Moses ordered a preliminary injunction to pause enforcement of the 2021 law in April. In that ruling, he said DPHHS needed to return to the “status quo,” which was a 2017 process that required a form and an affidavit from the person seeking a correction to their birth certificate.
In response to the preliminary injunction, former DPHHS Director Adam Meier issued an emergency rule to eliminate any path for transgender Montanans to change the sex marker on their birth certificates.
On September 9, new DPHHS Director Charlie Brereton made the rule permanent, despite about 100 people voicing opposition to the rule during a public hearing in June.
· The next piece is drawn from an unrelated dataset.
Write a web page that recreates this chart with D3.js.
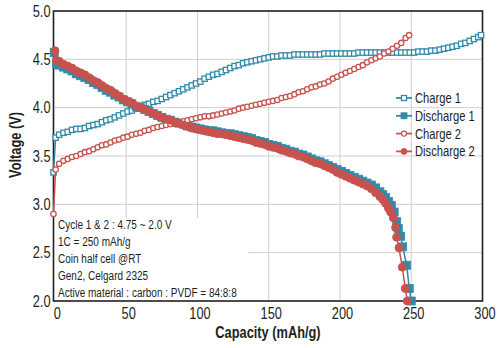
<!DOCTYPE html>
<html>
<head>
<meta charset="utf-8">
<script src="https://cdn.jsdelivr.net/npm/d3@7"></script>
<style>
  body { margin: 0; background: #fff; }
  svg { display: block; font-family: "Liberation Sans", Arial, sans-serif; }
</style>
</head>
<body>
<svg id="chart" width="500" height="348"></svg>
<script>
// [capacity mAh/g, voltage V]
const charge1 = [
  [-1,3.33],[0.5,3.69],[3,3.72],[6,3.74],[9,3.75],[12,3.77],[15,3.78],[18,3.78],[21,3.79],[24,3.81],[27,3.82],[30,3.83],
  [33,3.85],[36,3.87],[39,3.88],[42,3.90],[45,3.92],[48,3.94],[51,3.96],[54,3.97],[57,3.99],[60,4.01],[63,4.03],[66,4.04],
  [69,4.06],[72,4.07],[75,4.09],[78,4.11],[81,4.13],[84,4.15],[87,4.17],[90,4.19],[93,4.21],[96,4.23],[99,4.25],[102,4.27],
  [105,4.30],[108,4.32],[111,4.34],[114,4.35],[117,4.37],[120,4.39],[123,4.41],[126,4.43],[129,4.44],[132,4.46],[135,4.47],
  [138,4.48],[141,4.49],[144,4.50],[147,4.51],[150,4.52],[153,4.53],[156,4.53],[159,4.54],[162,4.54],[165,4.54],[168,4.55],
  [171,4.55],[174,4.55],[177,4.55],[180,4.55],[183,4.55],[186,4.55],[189,4.56],[192,4.56],[195,4.56],[198,4.56],[201,4.56],
  [204,4.56],[207,4.56],[210,4.56],[213,4.57],[216,4.57],[219,4.57],[222,4.57],[225,4.57],[228,4.57],[231,4.57],[234,4.57],
  [237,4.57],[240,4.57],[243,4.57],[246,4.57],[249,4.57],[252,4.57],[255,4.58],[258,4.58],[261,4.58],[264,4.59],[267,4.59],
  [270,4.60],[273,4.61],[276,4.62],[279,4.63],[282,4.64],[285,4.66],[288,4.67],[291,4.69],[294,4.71],[297,4.73],[299,4.75]
];

const discharge1 = [
  [-0.5,4.57],[1,4.45],[3,4.44],[6,4.42],[9,4.40],[12,4.38],[15,4.35],[18,4.33],[21,4.31],[24,4.29],[27,4.26],[30,4.24],
  [33,4.21],[36,4.18],[39,4.16],[42,4.13],[45,4.11],[48,4.08],[51,4.06],[54,4.04],[57,4.01],[60,4.00],[63,3.98],[66,3.96],
  [69,3.94],[72,3.92],[75,3.90],[78,3.88],[81,3.87],[84,3.85],[87,3.84],[90,3.83],[93,3.81],[96,3.80],[99,3.79],[102,3.78],
  [105,3.77],[108,3.76],[111,3.76],[114,3.75],[117,3.74],[120,3.73],[123,3.73],[126,3.72],[129,3.71],[132,3.70],[135,3.69],
  [138,3.68],[141,3.66],[144,3.65],[147,3.64],[150,3.62],[153,3.61],[156,3.60],[159,3.58],[162,3.57],[165,3.55],[168,3.54],
  [171,3.52],[174,3.51],[177,3.49],[180,3.47],[183,3.45],[186,3.44],[189,3.42],[192,3.40],[195,3.38],[198,3.36],[201,3.34],
  [204,3.32],[207,3.30],[210,3.28],[213,3.26],[216,3.24],[219,3.22],[222,3.20],[225,3.17],[228,3.13],[230,3.10],[232,3.07],
  [234,3.03],[236,2.99],[238,2.92],[239.8,2.82],[240.9,2.75],[242.6,2.67],[244,2.56],[246.8,2.37],[248.6,2.13],[250,2.00]
];

const charge2 = [
  [-1,2.90],[0.5,3.36],[3,3.42],[6,3.45],[9,3.47],[12,3.49],[15,3.50],[18,3.52],[21,3.54],[24,3.55],[27,3.57],[30,3.59],
  [33,3.61],[36,3.62],[39,3.64],[42,3.66],[45,3.67],[48,3.69],[51,3.70],[54,3.72],[57,3.73],[60,3.74],[63,3.76],[66,3.77],
  [69,3.79],[72,3.80],[75,3.81],[78,3.82],[81,3.83],[84,3.84],[87,3.85],[90,3.86],[93,3.87],[96,3.88],[99,3.89],[102,3.90],
  [105,3.91],[108,3.91],[111,3.92],[114,3.93],[117,3.94],[120,3.95],[123,3.96],[126,3.97],[129,3.99],[132,4.00],[135,4.01],
  [138,4.02],[141,4.03],[144,4.04],[147,4.05],[150,4.06],[153,4.07],[156,4.08],[159,4.10],[162,4.11],[165,4.12],[168,4.14],
  [171,4.16],[174,4.17],[177,4.19],[180,4.21],[183,4.22],[186,4.24],[189,4.25],[192,4.27],[195,4.30],[198,4.32],[201,4.34],
  [204,4.36],[207,4.38],[210,4.40],[213,4.42],[216,4.44],[219,4.47],[222,4.49],[225,4.51],[228,4.53],[231,4.56],[234,4.58],
  [237,4.61],[240,4.64],[243,4.67],[246,4.72],[248.5,4.75]
];

const discharge2 = [
  [0,4.59],[1,4.49],[3,4.48],[6,4.45],[9,4.43],[12,4.41],[15,4.38],[18,4.36],[21,4.34],[24,4.31],[27,4.28],[30,4.26],
  [33,4.23],[36,4.20],[39,4.18],[42,4.15],[45,4.12],[48,4.09],[51,4.07],[54,4.05],[57,4.02],[60,4.00],[63,3.98],[66,3.96],
  [69,3.94],[72,3.92],[75,3.90],[78,3.88],[81,3.87],[84,3.85],[87,3.84],[90,3.82],[93,3.81],[96,3.79],[99,3.78],[102,3.77],
  [105,3.76],[108,3.75],[111,3.74],[114,3.73],[117,3.73],[120,3.72],[123,3.71],[126,3.70],[129,3.69],[132,3.68],[135,3.67],
  [138,3.66],[141,3.64],[144,3.63],[147,3.62],[150,3.60],[153,3.59],[156,3.58],[159,3.56],[162,3.55],[165,3.53],[168,3.52],
  [171,3.50],[174,3.49],[177,3.47],[180,3.45],[183,3.43],[186,3.42],[189,3.40],[192,3.38],[195,3.36],[198,3.33],[201,3.31],
  [204,3.29],[207,3.27],[210,3.25],[213,3.23],[216,3.21],[219,3.19],[222,3.16],[225,3.12],[228,3.08],[230,3.05],[232,3.01],
  [234,2.96],[235.5,2.92],[237.4,2.86],[239,2.76],[239.7,2.66],[241.4,2.55],[243.7,2.35],[245.8,2.13],[247.2,2.00]
];

const seriesNames = ["Charge 1", "Discharge 1", "Charge 2", "Discharge 2"];
const xTicks = [0, 50, 100, 150, 200, 250, 300];
const yTicks = [2.0, 2.5, 3.0, 3.5, 4.0, 4.5, 5.0];
const notes = [
  "Cycle 1 & 2 : 4.75 ~ 2.0 V",
  "1C = 250 mAh/g",
  "Coin half cell @RT",
  "Gen2, Celgard 2325",
  "Active material : carbon : PVDF = 84:8:8"
];

const TEAL = "#338aa8";
const RED = "#c8524e";
const INK = "#231f20";
const SQUEEZE = 0.8; // the original type is a condensed face

const series = [
  { name: seriesNames[0], data: charge1, color: TEAL, shape: "square", open: true },
  { name: seriesNames[1], data: discharge1, color: TEAL, shape: "square", open: false },
  { name: seriesNames[2], data: charge2, color: RED, shape: "circle", open: true },
  { name: seriesNames[3], data: discharge2, color: RED, shape: "circle", open: false }
];

const plot = { left: 53.5, right: 482.5, top: 11, bottom: 301 };

const svg = d3.select("#chart");

const x = d3.scaleLinear().domain([-1, 300]).range([plot.left, plot.right]);
const y = d3.scaleLinear().domain([2, 5]).range([plot.bottom, plot.top]);

// grid
svg.append("g")
  .selectAll("line")
  .data(xTicks.slice(1, -1))
  .join("line")
  .attr("x1", d => x(d)).attr("x2", d => x(d))
  .attr("y1", plot.top).attr("y2", plot.bottom)
  .attr("stroke", "#cfcfcf").attr("stroke-width", 1);

svg.append("g")
  .selectAll("line")
  .data(yTicks.slice(1, -1))
  .join("line")
  .attr("x1", plot.left).attr("x2", plot.right)
  .attr("y1", d => y(d)).attr("y2", d => y(d))
  .attr("stroke", "#cfcfcf").attr("stroke-width", 1);

// white panel behind the notes
svg.append("rect")
  .attr("x", plot.left).attr("y", 218)
  .attr("width", 195).attr("height", plot.bottom - 218)
  .attr("fill", "#fff");

// frame
svg.append("rect")
  .attr("x", plot.left).attr("y", plot.top)
  .attr("width", plot.right - plot.left).attr("height", plot.bottom - plot.top)
  .attr("fill", "none").attr("stroke", INK).attr("stroke-width", 1.6);

// axes (labels only)
const xAxis = svg.append("g")
  .attr("transform", "translate(0," + plot.bottom + ")")
  .call(d3.axisBottom(x).tickValues(xTicks).tickSize(0).tickPadding(7).tickFormat(d3.format("d")));
xAxis.select(".domain").remove();
xAxis.selectAll("text")
  .attr("class", "narrow")
  .attr("dx", 2)
  .style("font-family", "inherit").style("font-size", "16px").attr("fill", INK);

const yAxis = svg.append("g")
  .attr("transform", "translate(" + (plot.left - 3) + ",0)")
  .call(d3.axisLeft(y).tickValues(yTicks).tickSize(0).tickPadding(0).tickFormat(d3.format(".1f")));
yAxis.select(".domain").remove();
yAxis.selectAll("text")
  .attr("class", "narrow")
  .style("font-family", "inherit").style("font-size", "16px").attr("fill", INK);

// axis titles
svg.append("text")
  .attr("class", "narrow")
  .attr("x", 268).attr("y", 338)
  .attr("text-anchor", "middle")
  .style("font-size", "16px").style("font-weight", "bold")
  .attr("fill", INK)
  .text("Capacity (mAh/g)");

svg.append("text")
  .attr("class", "narrow")
  .attr("transform", "translate(21,145) rotate(-90)")
  .attr("text-anchor", "middle")
  .style("font-size", "16px").style("font-weight", "bold")
  .attr("fill", INK)
  .text("Voltage (V)");

// series
const line = d3.line().x(d => x(d[0])).y(d => y(d[1]));

function drawMarker(sel, s, size) {
  if (s.shape === "square") {
    sel.append("rect")
      .attr("x", -size / 2).attr("y", -size / 2)
      .attr("width", size).attr("height", size)
      .attr("fill", s.open ? "#fff" : s.color)
      .attr("stroke", s.color).attr("stroke-width", s.open ? 1.3 : 0.8);
  } else {
    sel.append("circle")
      .attr("r", size / 2)
      .attr("fill", s.open ? "#fff" : s.color)
      .attr("stroke", s.color).attr("stroke-width", s.open ? 1.3 : 0.8);
  }
}

series.forEach(s => {
  const g = svg.append("g");
  g.append("path")
    .datum(s.data)
    .attr("d", line)
    .attr("fill", "none")
    .attr("stroke", s.color)
    .attr("stroke-width", 1.5);
  g.selectAll("g.pt")
    .data(s.data)
    .join("g")
    .attr("class", "pt")
    .attr("transform", d => "translate(" + x(d[0]) + "," + y(d[1]) + ")")
    .each(function () { drawMarker(d3.select(this), s, s.open ? 5.3 : 8); });
});

// legend
const legend = svg.append("g").attr("transform", "translate(396,98)");
const rows = legend.selectAll("g")
  .data(series)
  .join("g")
  .attr("transform", (d, i) => "translate(0," + i * 17.8 + ")");
rows.append("line")
  .attr("x1", 0).attr("x2", 16)
  .attr("stroke", d => d.color).attr("stroke-width", 1.8);
rows.each(function (s) {
  const m = d3.select(this).append("g").attr("transform", "translate(8,0)");
  drawMarker(m, s, s.open ? 5 : 6);
});
rows.append("text")
  .attr("class", "narrow")
  .attr("x", 19).attr("dy", "0.35em")
  .style("font-size", "14px")
  .attr("fill", INK)
  .text(d => d.name);

// notes
svg.append("g")
  .selectAll("text")
  .data(notes)
  .join("text")
  .attr("class", "narrow")
  .attr("x", 58)
  .attr("y", (d, i) => 225 + i * 16.8)
  .attr("dy", "0.35em")
  .style("font-size", "12.5px")
  .attr("fill", INK)
  .text(d => d);

// squeeze text horizontally to mimic the condensed face
svg.selectAll("text.narrow").each(function () {
  const w = this.getComputedTextLength();
  d3.select(this)
    .attr("textLength", w * SQUEEZE)
    .attr("lengthAdjust", "spacingAndGlyphs");
});
</script>
</body>
</html>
At the same public hearing, one person spoke in support of the rule.
Moses later ruled the Sept. 9 rule was unenforceable under his preliminary injunction and the state must default to the 2017 process for changing the sex marker on a birth certificate.
In response, Brereton issued a statement Thursday calling Moses' April order vague and not in line with the order the judge issued at Thursday's hearing.
"The 2022 final rule that the department issued on Sept. 9 remains in effect," Brereton said in his statement last week. "And we are carefully considering next steps."
Moses did not hold the state in contempt, as he said he saw no evidence that DPHHS' legal counsel had encouraged the department to circumvent the court order by passing new rules.